THE ABSTINENCE TEACHER by Tom Perrotta

Perrotta I just finished Tom Perrotta’s The Abstinence Teacher, which is my favorite so far of all of his books. (Back in 2006, I talked about the other Perrotta novels that I had read, including The Wishbones, Joe College, and Little Children.) The Abstinence Teacher, which takes on religious zeolatry, parenting, sex education and so much more, is a more ambitious novel than Perrotta’s others. It is written in that classic, sharply observant and mocking Perrotta style, but its scope is larger.

Ruth Ramsay is a divorced, 41 year-old sex ed teacher at fictional Stonewood Heights, an upper class suburb in an unnamed Northeastern state. She is targeted one day by some angry parents and the school board after she vaguely endorses oral sex to her students. This leads to several things – a campaign by the school board to introduce abstinence into the sex ed curriculum (over her objections); Ruth’s interactions with her daughter’s born-again Christian soccer coach, Tim, who leads the girls in prayer after a game; and Tim’s struggles with his church and his marriage.

Nothing escapes unscathed, or really, unobserved in this book. Perrotta has such a sharp eye that The Abstinence Teacher ultimately creates a finely detailed mosaic of our 2000s American existence, one that includes iPods and Priuses, gay marriage and drug addiction, Christian men’s retreats and Classmates.com.

Ruth and Tim are only the central characters in this rich, dimensional story. There’s also Ruth’s and Tim’s ex-spouses and their daughters, and her gay colleague Randall, and Pastor Dennis, the leader of Tim’s born-again church. Like Ruth and Tim, each of these characters is flawed, and infinitely interesting. The details in the book aren’t superfluous, but serve to flesh out these characters – literally – so that they become living, breathing people on Perrotta’s pages.

Who is good, and who is bad? In the end, Perrotta doesn’t really take a stand. He lampoons and humanizes both sides.
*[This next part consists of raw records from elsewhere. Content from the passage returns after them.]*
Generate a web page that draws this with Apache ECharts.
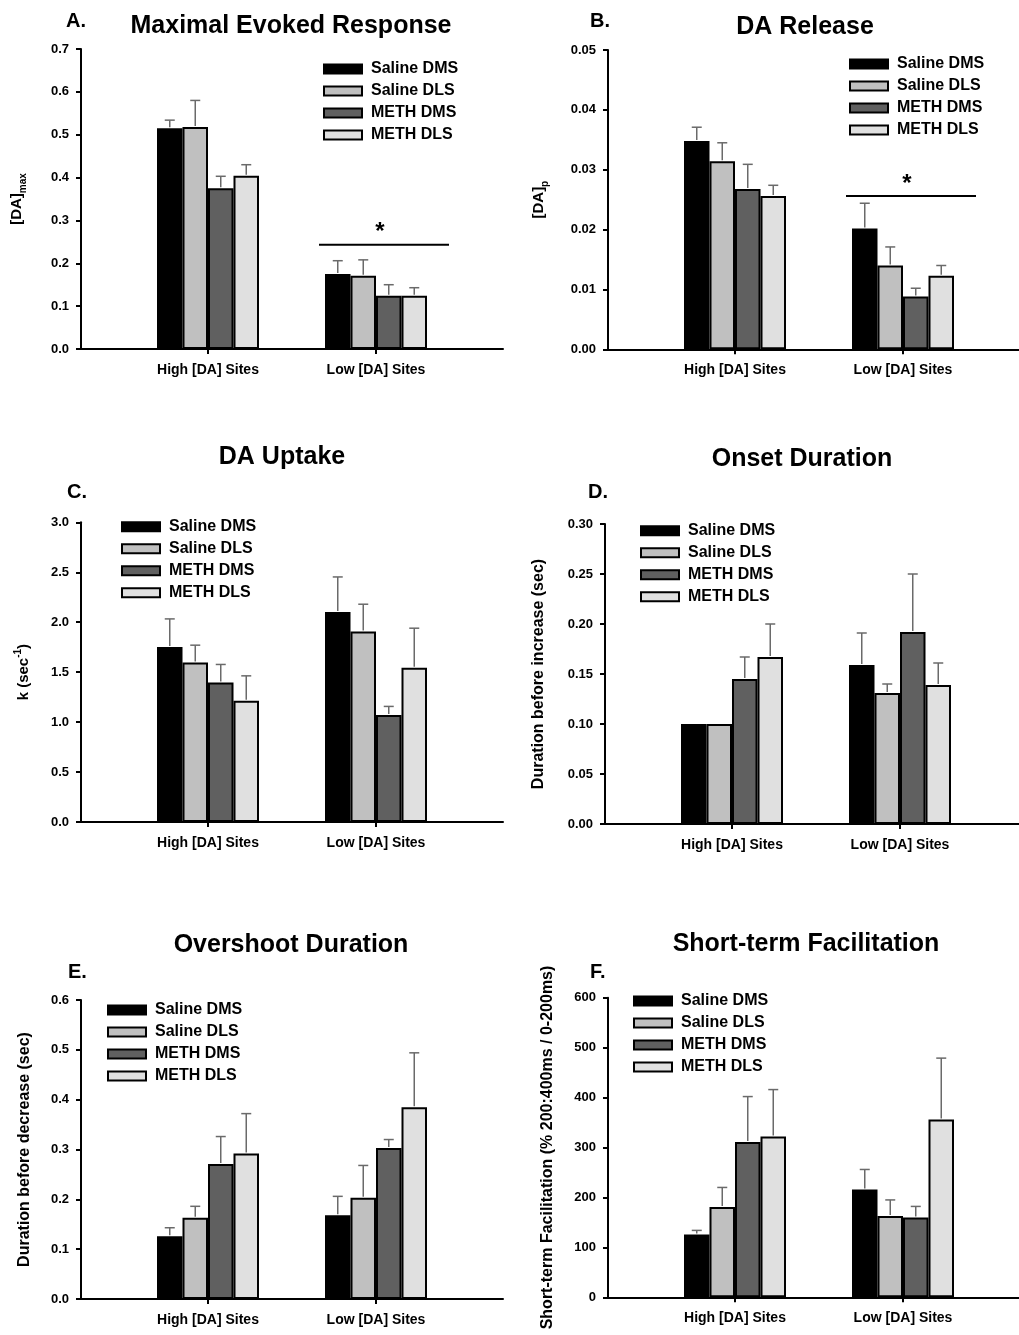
<!DOCTYPE html>
<html><head><meta charset="utf-8">
<script src="https://cdn.jsdelivr.net/npm/echarts@6/dist/echarts.min.js"></script>
<style>html,body{margin:0;padding:0;background:#fff}#c{width:1019px;height:1335px}</style>
</head><body><div id="c"></div>
<script>
// ---------------- DATA ----------------
const categories = ['High [DA] Sites', 'Low [DA] Sites'];
const seriesNames = ['Saline DMS', 'Saline DLS', 'METH DMS', 'METH DLS'];

// A. Maximal Evoked Response ([DA]max)
const maxSalineDMS = [0.515, 0.175];
const maxSalineDLS = [0.518, 0.171];
const maxMethDMS = [0.375, 0.124];
const maxMethDLS = [0.404, 0.124];
const maxSalineDMSSem = [0.019, 0.031];
const maxSalineDLSSem = [0.062, 0.037];
const maxMethDMSSem = [0.028, 0.026];
const maxMethDLSSem = [0.026, 0.019];
const maxTicks = ['0.0', '0.1', '0.2', '0.3', '0.4', '0.5', '0.6', '0.7'];

// B. DA Release ([DA]p)
const relSalineDMS = [0.0348, 0.0202];
const relSalineDLS = [0.0314, 0.0140];
const relMethDMS = [0.0268, 0.0088];
const relMethDLS = [0.0256, 0.0123];
const relSalineDMSSem = [0.0023, 0.0042];
const relSalineDLSSem = [0.0031, 0.0031];
const relMethDMSSem = [0.0041, 0.0014];
const relMethDLSSem = [0.0018, 0.0017];
const relTicks = ['0.00', '0.01', '0.02', '0.03', '0.04', '0.05'];

// C. DA Uptake (k)
const upSalineDMS = [1.753, 2.103];
const upSalineDLS = [1.597, 1.907];
const upMethDMS = [1.397, 1.070];
const upMethDLS = [1.213, 1.543];
const upSalineDMSSem = [0.280, 0.350];
const upSalineDLSSem = [0.173, 0.273];
const upMethDMSSem = [0.180, 0.087];
const upMethDLSSem = [0.250, 0.397];
const upTicks = ['0.0', '0.5', '1.0', '1.5', '2.0', '2.5', '3.0'];

// D. Onset Duration
const onSalineDMS = [0.100, 0.159];
const onSalineDLS = [0.100, 0.131];
const onMethDMS = [0.145, 0.192];
const onMethDLS = [0.167, 0.139];
const onSalineDMSSem = [0, 0.032];
const onSalineDLSSem = [0, 0.009];
const onMethDMSSem = [0.022, 0.058];
const onMethDLSSem = [0.033, 0.022];
const onTicks = ['0.00', '0.05', '0.10', '0.15', '0.20', '0.25', '0.30'];

// E. Overshoot Duration
const ovSalineDMS = [0.126, 0.168];
const ovSalineDLS = [0.163, 0.203];
const ovMethDMS = [0.271, 0.303];
const ovMethDLS = [0.292, 0.385];
const ovSalineDMSSem = [0.017, 0.038];
const ovSalineDLSSem = [0.023, 0.065];
const ovMethDMSSem = [0.055, 0.017];
const ovMethDLSSem = [0.080, 0.109];
const ovTicks = ['0.0', '0.1', '0.2', '0.3', '0.4', '0.5', '0.6'];

// F. Short-term Facilitation
const stfSalineDMS = [126, 216];
const stfSalineDLS = [181, 163];
const stfMethDMS = [311, 160];
const stfMethDLS = [322, 356];
const stfSalineDMSSem = [8, 40];
const stfSalineDLSSem = [39, 32];
const stfMethDMSSem = [91, 22];
const stfMethDLSSem = [94, 123];
const stfTicks = ['0', '100', '200', '300', '400', '500', '600'];

// significance bars (y value of the line over the Low group)
const maxSig = 0.243;
const relSig = 0.0256;

// ---------------- PANELS ----------------
const panels = [
  { title: 'Maximal Evoked Response', letter: 'A.', yName: '{a|[DA]}{b|max}',
    values: [maxSalineDMS, maxSalineDLS, maxMethDMS, maxMethDLS],
    sems: [maxSalineDMSSem, maxSalineDLSSem, maxMethDMSSem, maxMethDLSSem],
    ticks: maxTicks, sig: maxSig },
  { title: 'DA Release', letter: 'B.', yName: '{a|[DA]}{b|p}',
    values: [relSalineDMS, relSalineDLS, relMethDMS, relMethDLS],
    sems: [relSalineDMSSem, relSalineDLSSem, relMethDMSSem, relMethDLSSem],
    ticks: relTicks, sig: relSig },
  { title: 'DA Uptake', letter: 'C.', yName: '{a|k (sec}{s|-1}{a|)}',
    values: [upSalineDMS, upSalineDLS, upMethDMS, upMethDLS],
    sems: [upSalineDMSSem, upSalineDLSSem, upMethDMSSem, upMethDLSSem],
    ticks: upTicks, sig: null },
  { title: 'Onset Duration', letter: 'D.', yName: 'Duration before increase (sec)',
    values: [onSalineDMS, onSalineDLS, onMethDMS, onMethDLS],
    sems: [onSalineDMSSem, onSalineDLSSem, onMethDMSSem, onMethDLSSem],
    ticks: onTicks, sig: null },
  { title: 'Overshoot Duration', letter: 'E.', yName: 'Duration before decrease (sec)',
    values: [ovSalineDMS, ovSalineDLS, ovMethDMS, ovMethDLS],
    sems: [ovSalineDMSSem, ovSalineDLSSem, ovMethDMSSem, ovMethDLSSem],
    ticks: ovTicks, sig: null },
  { title: 'Short-term Facilitation', letter: 'F.', yName: 'Short-term Facilitation (% 200:400ms / 0-200ms)',
    values: [stfSalineDMS, stfSalineDLS, stfMethDMS, stfMethDLS],
    sems: [stfSalineDMSSem, stfSalineDLSSem, stfMethDMSSem, stfMethDLSSem],
    ticks: stfTicks, sig: null }
];

// ---------------- LAYOUT / STYLE ----------------
const FONT = '"Liberation Sans", Arial, Helvetica, sans-serif';
const BAR_W = 25.5, CAP = 10, ERR_COLOR = '#6a6a6a';
const COLORS = ['#000000', '#c0c0c0', '#606060', '#e0e0e0'];
const layouts = [
  { ax: 81,  top: 49,    h: 300,   title: [291, 26],    letter: [66, 21.5],  legend: [323, 61],    nameGap: 53 },
  { ax: 608, top: 50,    h: 299.3, title: [805, 27],    letter: [590, 21.5], legend: [849, 56],    nameGap: 58 },
  { ax: 81,  top: 522.3, h: 299.7, title: [282, 457],   letter: [67, 492.7], legend: [121, 518.7], nameGap: 46 },
  { ax: 605, top: 524,   h: 300,   title: [802, 458.7], letter: [588, 492.7], legend: [640, 522.7], nameGap: 58 },
  { ax: 81,  top: 1000,  h: 299,   title: [291, 945],   letter: [68, 972],   legend: [107, 1002],  nameGap: 48 },
  { ax: 608, top: 997.7, h: 299.6, title: [806, 943.7], letter: [590, 972],  legend: [633, 993],   nameGap: 52 }
];

const nameRich = {
  a: { fontSize: 15, fontWeight: 'bold', fontFamily: FONT, color: '#000', lineHeight: 22, verticalAlign: 'middle' },
  b: { fontSize: 10, fontFamily: FONT, color: '#000', lineHeight: 10, verticalAlign: 'bottom' },
  s: { fontSize: 10, fontWeight: 'bold', fontFamily: FONT, color: '#000', lineHeight: 10, verticalAlign: 'top' }
};

function errRender(params, api) {
  const cat = api.value(0), si = api.value(1), mean = api.value(2), up = api.value(3);
  if (!(up > mean)) return;
  const p0 = api.coord([cat, mean]);
  const p1 = api.coord([cat, up]);
  const x = p0[0] + (si - 1.5) * BAR_W;
  const st = { stroke: ERR_COLOR, lineWidth: 1.5 };
  return { type: 'group', children: [
    { type: 'line', shape: { x1: x, y1: p0[1] - 1, x2: x, y2: p1[1] }, style: st },
    { type: 'line', shape: { x1: x - CAP / 2, y1: p1[1], x2: x + CAP / 2, y2: p1[1] }, style: st }
  ]};
}
function sigRender(params, api) {
  const c = api.coord([api.value(0), api.value(1)]);
  return { type: 'group', children: [
    { type: 'line', shape: { x1: c[0] - 57, y1: c[1], x2: c[0] + 73, y2: c[1] }, style: { stroke: '#000', lineWidth: 2 } },
    { type: 'text', x: c[0] + 4, y: c[1] - 12, style: { text: '*', fontSize: 24, fontWeight: 'bold', fontFamily: FONT, fill: '#000', align: 'center', verticalAlign: 'middle' } }
  ]};
}

const grid = [], xAxis = [], yAxis = [], series = [], legend = [], graphic = [];
panels.forEach((p, k) => {
  const L = layouts[k];
  const gf = 2 * k, gb = 2 * k + 1;
  const yMax = parseFloat(p.ticks[p.ticks.length - 1]);
  const yInt = parseFloat(p.ticks[1]);
  grid.push({ left: L.ax, top: L.top, height: L.h, width: Math.min(422, 1019 - L.ax), outerBoundsMode: 'none', containLabel: false });
  grid.push({ left: L.ax + 43, top: L.top, height: L.h, width: 336, outerBoundsMode: 'none', containLabel: false });
  xAxis.push({ gridIndex: gf, type: 'value', min: 0, max: 1,
    axisLine: { show: true, onZero: false, lineStyle: { color: '#000', width: 2 } },
    axisTick: { show: false }, axisLabel: { show: false }, splitLine: { show: false } });
  xAxis.push({ gridIndex: gb, type: 'category', data: categories,
    axisLine: { show: false },
    axisTick: { show: true, alignWithLabel: true, length: 5, lineStyle: { color: '#000', width: 2 } },
    axisLabel: { margin: 14, fontSize: 14, fontWeight: 'bold', color: '#000', fontFamily: FONT } });
  yAxis.push({ gridIndex: gf, type: 'value', min: 0, max: yMax, interval: yInt,
    axisLine: { show: true, onZero: false, lineStyle: { color: '#000', width: 2 } },
    axisTick: { show: true, length: 5, lineStyle: { color: '#000', width: 2 } },
    axisLabel: { margin: 12, fontSize: 13, fontWeight: 'bold', color: '#000', fontFamily: FONT,
      formatter: (v) => { const i = Math.round(v / yInt); return p.ticks[i] !== undefined ? p.ticks[i] : ''; } },
    splitLine: { show: false },
    name: p.yName, nameLocation: 'middle', nameGap: L.nameGap, nameRotate: 90,
    nameTextStyle: { fontSize: 16, fontWeight: 'bold', color: '#000', fontFamily: FONT, lineHeight: 16, rich: nameRich } });
  yAxis.push({ gridIndex: gb, type: 'value', min: 0, max: yMax, show: false });

  p.values.forEach((vals, i) => {
    series.push({ type: 'bar', name: seriesNames[i], xAxisIndex: gb, yAxisIndex: gb, data: vals,
      barWidth: BAR_W, barGap: '0%', z: 2,
      itemStyle: { color: COLORS[i], borderColor: '#000', borderWidth: 2 } });
  });
  const errData = [];
  p.values.forEach((vals, i) => vals.forEach((v, c) => errData.push([c, i, v, v + p.sems[i][c]])));
  series.push({ type: 'custom', xAxisIndex: gb, yAxisIndex: gb, data: errData, encode: { x: 0, y: 3 },
    renderItem: errRender, z: 3, silent: true });
  if (p.sig !== null) {
    series.push({ type: 'custom', xAxisIndex: gb, yAxisIndex: gb, data: [[1, p.sig]], encode: { x: 0, y: 1 },
      renderItem: sigRender, z: 3, silent: true });
  }
  legend.push({ orient: 'vertical', left: L.legend[0], top: L.legend[1], padding: 0,
    itemWidth: 38, itemHeight: 9, itemGap: 6, icon: 'rect', data: seriesNames, selectedMode: false,
    itemStyle: { borderColor: '#000', borderWidth: 2 },
    textStyle: { fontSize: 16, fontWeight: 'bold', color: '#000', fontFamily: FONT, lineHeight: 16, padding: [0, 0, 0, 4] } });
  graphic.push({ type: 'text', x: L.title[0], y: L.title[1], style: { text: p.title, fontSize: 25, fontWeight: 'bold', fontFamily: FONT, fill: '#000', align: 'center', verticalAlign: 'middle' } });
  graphic.push({ type: 'text', x: L.letter[0], y: L.letter[1], style: { text: p.letter, fontSize: 20, fontWeight: 'bold', fontFamily: FONT, fill: '#000', align: 'left', verticalAlign: 'middle' } });
});

const chart = echarts.init(document.getElementById('c'), null, { renderer: 'canvas' });
chart.setOption({ animation: false, backgroundColor: '#fff', grid, xAxis, yAxis, series, legend, graphic });
</script></body></html>
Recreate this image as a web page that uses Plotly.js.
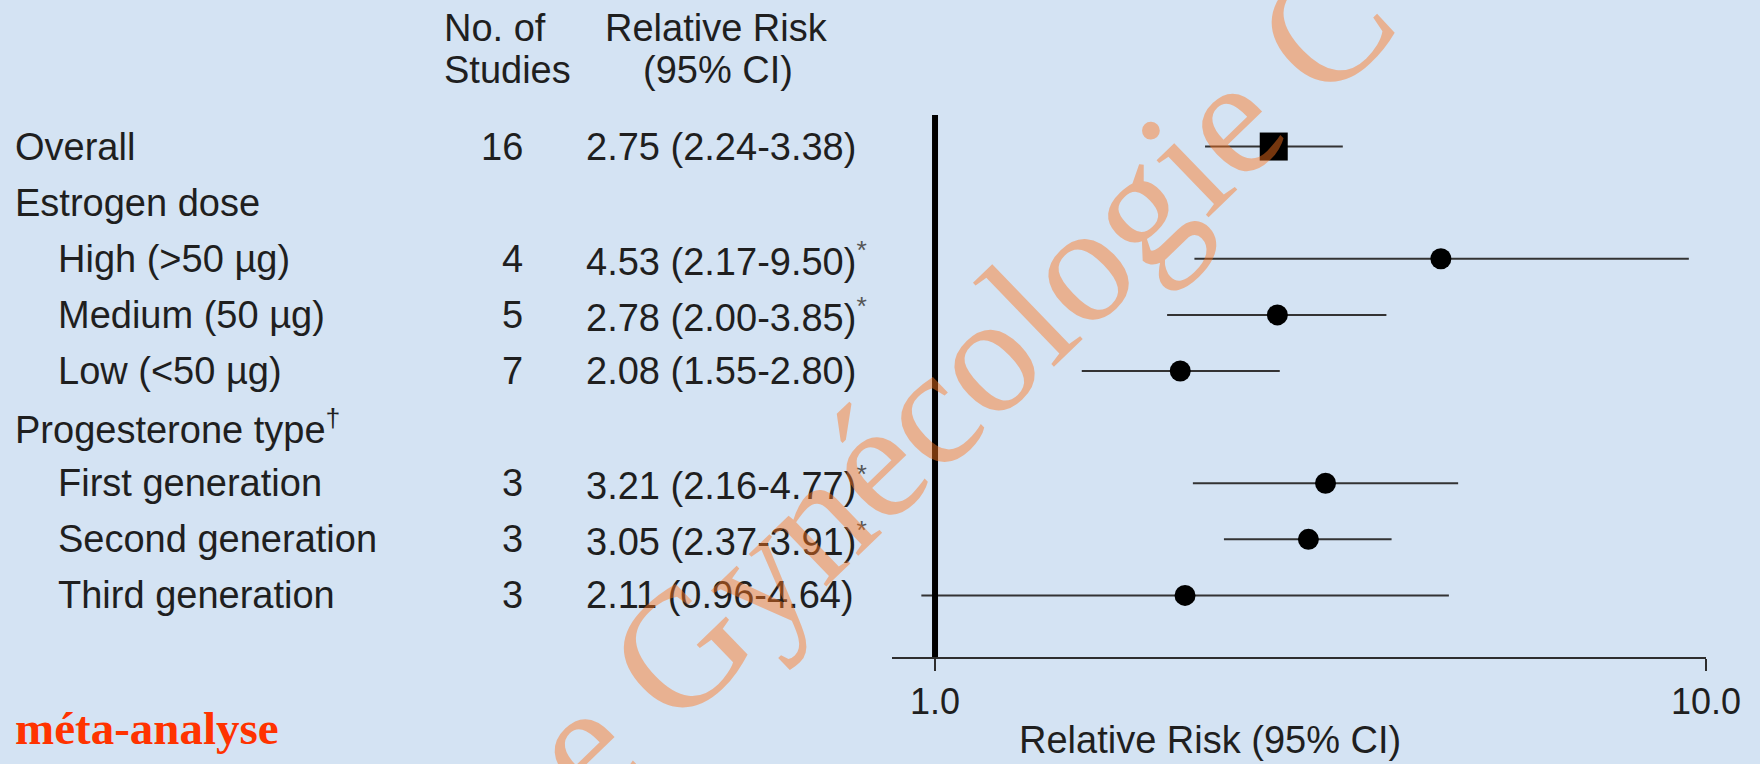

I liked this book quite a bit. It didn’t hurt that I listened to it on audio narrated by the sublime Campbell Scott. I wouldn’t complain if he narrated every single audiobook in the library. His deep voice, which verges on (but never reaches) flatness, was the perfect vehicle for Perrotta’s understate sarcasm and jabs. I especially enjoyed Scott’s narration of Pastor Dennis – just perfect.

I just read that The Abstinence Teacher, which was optioned back in 2007, may be made into a movie with Sandra Bullock and Steve Carell – which I find very odd casting.

Anyone else read this? Did you like it as much as I did?